« Les carottes sont cuites, déplore Donald Côté. Mais je ne suis pas surpris. Le lobby du transport lourd est puissant. »
À l’été 2023, la députée de Saint- Hyacinthe, Chantal Soucy, avait annoncé que les camions lourds seraient bientôt interdits sur la rue des Seigneurs Est. Quelques semaines plus tard, le MTQ appelait à la prudence. C’est que Louise Milette venait d’entrer en fonction au poste de directrice générale de la Direction de la Montérégie Transport Québec et souhaitait faire le tour de la question avant de rendre une décision.

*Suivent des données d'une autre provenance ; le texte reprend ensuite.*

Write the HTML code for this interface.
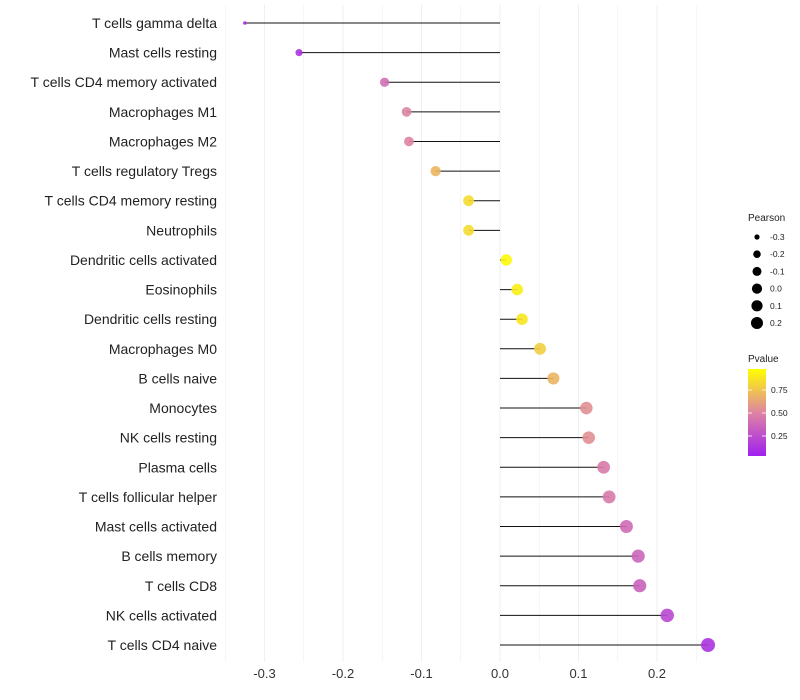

Selon une présentation du Ministère, dont nous avons eu copie, le MTQ estime que les inconvénients de modifier la route de camionnage dépasseraient largement les avantages. Au cours de la dernière année, le MTQ a rencontré sept entreprises de camionnage qui ont mentionné qu’elles prendraient la route 137 advenant une interdiction sur la rue des Seigneurs Est. Étant donné que le centre-ville n’est pas convivial pour la circulation des véhicules lourds, le MTQ a donc préféré maintenir le statu quo.
« Il était essentiel qu’une analyse de risques soit effectuée par des spécialistes. Les élus ne sont pas spécialistes en sécurité routière et il aurait été irresponsable de prendre une décision sans identifier les risques et évaluer les répercussions de tout changement à la réglementation. Les municipalités touchées par une modification doivent également être consultées. Plusieurs propositions ont été faites et le Ministère a dû procéder aux analyses de ces propositions. À ce jour, la Ville et le MTQ doivent finaliser un ou deux aspects pour, par la suite, rencontrer les citoyens. Je sais que certains citoyens sont impatients et je les comprends », mentionne Chantal Soucy.
Selon une analyse de la circulation effectuée en mai 2024, le débit journalier moyen est estimé à 6000 véhicules par jour, dont 1100 sont des camions lourds. Des relevés concluent que la limite de vitesse de 50 km/h est respectée.
Le taux d’accident sur le tronçon est inférieur au taux moyen pour les tronçons similaires, selon le document du Ministère. Le taux est de 1,43 par million de véhicules-kilomètre, comparativement à 2 accidents par million de véhicules-kilomètre en 2020-2022.
Une étude sur les vibrations a aussi été réalisée par le MTQ en février 2023. Bien que le niveau de vibration soit incommodant et irritant pour les résidences situées à moins de sept mètres de la chaussée, le Ministère considère que les vibrations sont insuffisantes pour causer des dommages, même cosmétiques. Environ 45 bâtiments sont situés à moins de 7 mètres de la rue.
« Nous concluons que, bien que le retrait du camionnage sur la route 224 soit considéré pour les riverains de ce secteur comme une avenue souhaitable pour eux, la présence accrue du camionnage sur les routes alternatives contribuerait à l’augmentation des nuisances pour les autres secteurs », a souligné Louise Milette dans une communication transmise aux représentants de la Ville de Saint-Hyacinthe.
Discussion unilatérale
L’étude de l’impact acoustique réalisée par la Ville en 2022 ne semble pas avoir eu de poids dans la décision du Ministère. Selon ce document, le bruit constant du trafic lourd dépasse largement ce qui est considéré comme acceptable et ne propose aucun répit aux résidents du secteur. Il dépasse même la Politique sur le bruit routier publiée par le MTQ qui établit le niveau de bruit maximal acceptable pour les zones résidentielles.
« Tout ça pour ça, ajoute la résidente Andrée Corbeil. C’est décevant. Je veux savoir ce que le Ministère propose comme solution. C’est bien beau rédiger des rapports, mais ça prend des solutions! Il n’y a jamais eu de rencontre avec les citoyens. Le Ministère a consulté les municipalités et les entreprises, mais jamais les riverains », dénonce-t-elle.
Au printemps 2022, la Ville avait proposé de former un comité tripartite, incluant des citoyens et des représentants du Ministère. Deux ans plus tard, aucune rencontre ne s’est tenue. « On sollicitait le MTQ pour tenir des rencontres avec des citoyens, mais on était à leur merci. Le MTQ mentionnait que ça ne servait à rien de parler à des personnes converties. […] La route est sous leur juridiction. Ils nous écoutent, mais ils n’en font qu’à leur tête », ajoute M. Côté.
Au moment de mettre sous presse, le MTQ n’avait pas répondu aux questions du COURRIER.